Ted Johns was born in Seaforth, Ontario and educated at the University of Toronto. He has been a professional actor since 1973. As a writer, he is best known for his one-man play, The School Show, about the Huron County teachers' strike, and for Naked on the North Shore, a tale of Labrador filmed for TV Ontario. Johns now lives in Blyth where St. Sam and the Nukes was first produced in 1980 for the summer festival there.

The story centres around a conflict of belief in the inherent values versus the feared consequences of nuclear power development and implementation. The action is minimal, and it focuses mainly on the home and office of the major proponent of the benefits of nuclear power, Howard, and his wife Joan. They met when she wrote her thesis on atomic energy and she was the "first woman Howard ever met who had even heard of the neutron, let alone had an opinion about it." Unfortunately, Howard slights her interest and knowledge during a television interview, and she is beginning to doubt his public relations talk about safety features. While Howard is busy extolling the virtues of nuclear power in speeches, she is left at home to ponder his veracity.

His niece Holly lives with them and works at the plant as a tour guide. She too has begun to question the safety factors as she is constantly queried by visitors about Three Mile Island, the potential for accidents, and some third world countries who have developed reactors and armaments with Canadian technology.

She is attracted to fellow worker Paul, who moves from commitment to his job to flippant comments such as "Man doth not live by Ontario Hydro alone," to wondering if "maybe there's something about nuclear that divides people."

Certainly in this play there is. Howard soliloquizes near the end about his lost good intentions and searches fruitlessly for some praise for his attempts to be true to his beliefs. Joan sadly announces that Holly can no longer deal with the conflicting ideals and she has smashed the television set, another symbol of advancing technology. She has been keeping a diary and noted some of Howard's bon mots long ago when he was "young and beautiful and very clever."

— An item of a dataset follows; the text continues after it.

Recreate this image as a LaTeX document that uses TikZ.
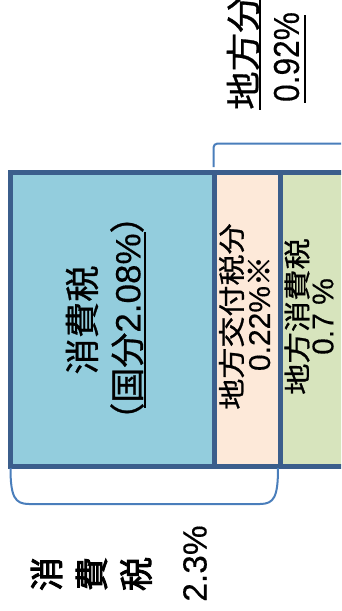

Paul resigns to join Sam, the idealist, who has plans for development of tomato gardens and canning factories around the power station using the excess steam produced by the reactor. His saintly view of using the power to have the best of both worlds, despite the anti-nuke sentiments of others, parallels that of a real person Johns knows who lives and works in Kincardine and whose dreams and frustrations are similar to Sam's. He sees potential good rather than imminent destruction.

Although meant as a comedy, the laughs are few and often sarcastic, black and pessimistic. Certainly this is attributable to the subject matter; however, the School Show and the Farm Show also deal with serious topics and yet prove more entertaining and develop character and plot much more successfully.

The play is short and easily staged by theatre arts students. Sets and props are simple, and scenes could be produced independent of each other. The cast is small.

The play might be useful in a collection of Canadian drama to show the breadth of subject matter tackled by our playwrights. It might be resource for a multi-disciplinary study of Canada's energy policy or crisis.

Linda May Bell, Wellington County Board of Education, Guelph, ON.